TASK DETAILS:
Copy out all the lines exactly. Omit pictures.

##### AVAILABLE DATA

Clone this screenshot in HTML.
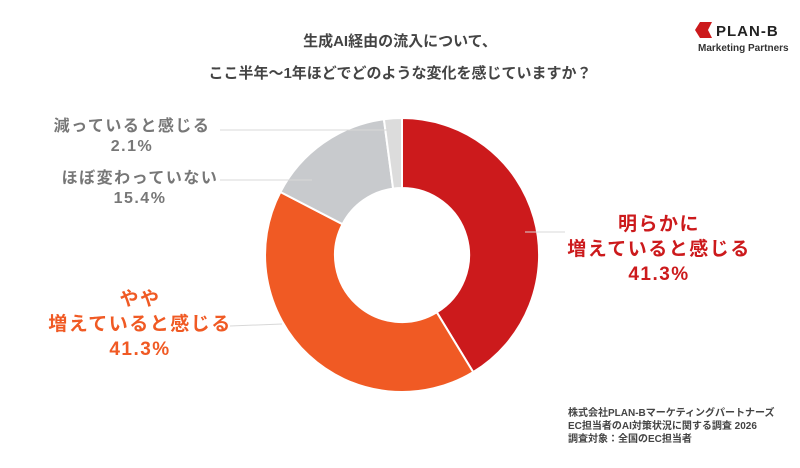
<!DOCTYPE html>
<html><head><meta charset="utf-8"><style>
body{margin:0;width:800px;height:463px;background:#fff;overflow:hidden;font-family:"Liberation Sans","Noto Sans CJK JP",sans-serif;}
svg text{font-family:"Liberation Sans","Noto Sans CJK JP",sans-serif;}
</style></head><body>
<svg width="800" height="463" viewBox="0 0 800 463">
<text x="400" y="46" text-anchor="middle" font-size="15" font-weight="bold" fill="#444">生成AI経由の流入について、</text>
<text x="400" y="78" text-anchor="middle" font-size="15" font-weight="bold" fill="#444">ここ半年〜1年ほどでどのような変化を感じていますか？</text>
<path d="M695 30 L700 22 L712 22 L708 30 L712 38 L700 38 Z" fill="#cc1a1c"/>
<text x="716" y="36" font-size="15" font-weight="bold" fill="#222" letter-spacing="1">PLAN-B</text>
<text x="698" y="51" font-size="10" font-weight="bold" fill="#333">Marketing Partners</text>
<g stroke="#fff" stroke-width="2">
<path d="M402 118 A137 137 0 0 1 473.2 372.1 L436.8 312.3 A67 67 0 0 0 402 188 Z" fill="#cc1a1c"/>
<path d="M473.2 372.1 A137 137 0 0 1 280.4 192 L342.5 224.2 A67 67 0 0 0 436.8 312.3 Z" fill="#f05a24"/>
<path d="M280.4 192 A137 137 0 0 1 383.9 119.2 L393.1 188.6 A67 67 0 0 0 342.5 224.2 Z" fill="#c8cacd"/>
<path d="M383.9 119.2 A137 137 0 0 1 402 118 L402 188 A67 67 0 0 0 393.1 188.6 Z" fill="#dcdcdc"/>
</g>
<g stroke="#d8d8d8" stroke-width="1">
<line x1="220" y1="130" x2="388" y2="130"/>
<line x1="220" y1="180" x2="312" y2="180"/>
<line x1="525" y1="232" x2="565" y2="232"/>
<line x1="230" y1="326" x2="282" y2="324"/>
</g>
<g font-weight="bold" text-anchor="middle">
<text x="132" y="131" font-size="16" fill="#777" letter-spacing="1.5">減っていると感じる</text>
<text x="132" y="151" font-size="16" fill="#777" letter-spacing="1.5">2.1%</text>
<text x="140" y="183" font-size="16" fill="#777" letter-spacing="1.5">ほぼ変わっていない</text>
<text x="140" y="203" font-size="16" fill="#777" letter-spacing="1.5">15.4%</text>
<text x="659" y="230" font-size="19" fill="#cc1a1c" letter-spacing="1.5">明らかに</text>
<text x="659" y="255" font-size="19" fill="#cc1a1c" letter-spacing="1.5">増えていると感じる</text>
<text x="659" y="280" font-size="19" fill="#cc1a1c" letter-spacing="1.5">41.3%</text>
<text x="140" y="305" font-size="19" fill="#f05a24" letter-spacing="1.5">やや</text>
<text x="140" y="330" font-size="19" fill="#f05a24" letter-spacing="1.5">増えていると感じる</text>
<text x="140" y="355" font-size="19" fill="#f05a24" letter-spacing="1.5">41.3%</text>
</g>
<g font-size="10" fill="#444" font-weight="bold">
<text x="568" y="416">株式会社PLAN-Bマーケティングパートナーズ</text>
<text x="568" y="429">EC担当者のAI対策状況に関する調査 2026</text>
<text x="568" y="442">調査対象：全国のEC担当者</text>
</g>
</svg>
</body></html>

##########

EXPECTED ANSWER:
Clone this screenshot in HTML.
<!DOCTYPE html>
<html><head><meta charset="utf-8"><style>
body{margin:0;width:800px;height:463px;background:#fff;overflow:hidden;font-family:"Liberation Sans","Noto Sans CJK JP",sans-serif;}
svg text{font-family:"Liberation Sans","Noto Sans CJK JP",sans-serif;}
</style></head><body>
<svg width="800" height="463" viewBox="0 0 800 463">
<text x="400" y="46" text-anchor="middle" font-size="15" font-weight="bold" fill="#444">生成AI経由の流入について、</text>
<text x="400" y="78" text-anchor="middle" font-size="15" font-weight="bold" fill="#444">ここ半年〜1年ほどでどのような変化を感じていますか？</text>
<path d="M695 30 L700 22 L712 22 L708 30 L712 38 L700 38 Z" fill="#cc1a1c"/>
<text x="716" y="36" font-size="15" font-weight="bold" fill="#222" letter-spacing="1">PLAN-B</text>
<text x="698" y="51" font-size="10" font-weight="bold" fill="#333">Marketing Partners</text>
<g stroke="#fff" stroke-width="2">
<path d="M402 118 A137 137 0 0 1 473.2 372.1 L436.8 312.3 A67 67 0 0 0 402 188 Z" fill="#cc1a1c"/>
<path d="M473.2 372.1 A137 137 0 0 1 280.4 192 L342.5 224.2 A67 67 0 0 0 436.8 312.3 Z" fill="#f05a24"/>
<path d="M280.4 192 A137 137 0 0 1 383.9 119.2 L393.1 188.6 A67 67 0 0 0 342.5 224.2 Z" fill="#c8cacd"/>
<path d="M383.9 119.2 A137 137 0 0 1 402 118 L402 188 A67 67 0 0 0 393.1 188.6 Z" fill="#dcdcdc"/>
</g>
<g stroke="#d8d8d8" stroke-width="1">
<line x1="220" y1="130" x2="388" y2="130"/>
<line x1="220" y1="180" x2="312" y2="180"/>
<line x1="525" y1="232" x2="565" y2="232"/>
<line x1="230" y1="326" x2="282" y2="324"/>
</g>
<g font-weight="bold" text-anchor="middle">
<text x="132" y="131" font-size="16" fill="#777" letter-spacing="1.5">減っていると感じる</text>
<text x="132" y="151" font-size="16" fill="#777" letter-spacing="1.5">2.1%</text>
<text x="140" y="183" font-size="16" fill="#777" letter-spacing="1.5">ほぼ変わっていない</text>
<text x="140" y="203" font-size="16" fill="#777" letter-spacing="1.5">15.4%</text>
<text x="659" y="230" font-size="19" fill="#cc1a1c" letter-spacing="1.5">明らかに</text>
<text x="659" y="255" font-size="19" fill="#cc1a1c" letter-spacing="1.5">増えていると感じる</text>
<text x="659" y="280" font-size="19" fill="#cc1a1c" letter-spacing="1.5">41.3%</text>
<text x="140" y="305" font-size="19" fill="#f05a24" letter-spacing="1.5">やや</text>
<text x="140" y="330" font-size="19" fill="#f05a24" letter-spacing="1.5">増えていると感じる</text>
<text x="140" y="355" font-size="19" fill="#f05a24" letter-spacing="1.5">41.3%</text>
</g>
<g font-size="10" fill="#444" font-weight="bold">
<text x="568" y="416">株式会社PLAN-Bマーケティングパートナーズ</text>
<text x="568" y="429">EC担当者のAI対策状況に関する調査 2026</text>
<text x="568" y="442">調査対象：全国のEC担当者</text>
</g>
</svg>
</body></html>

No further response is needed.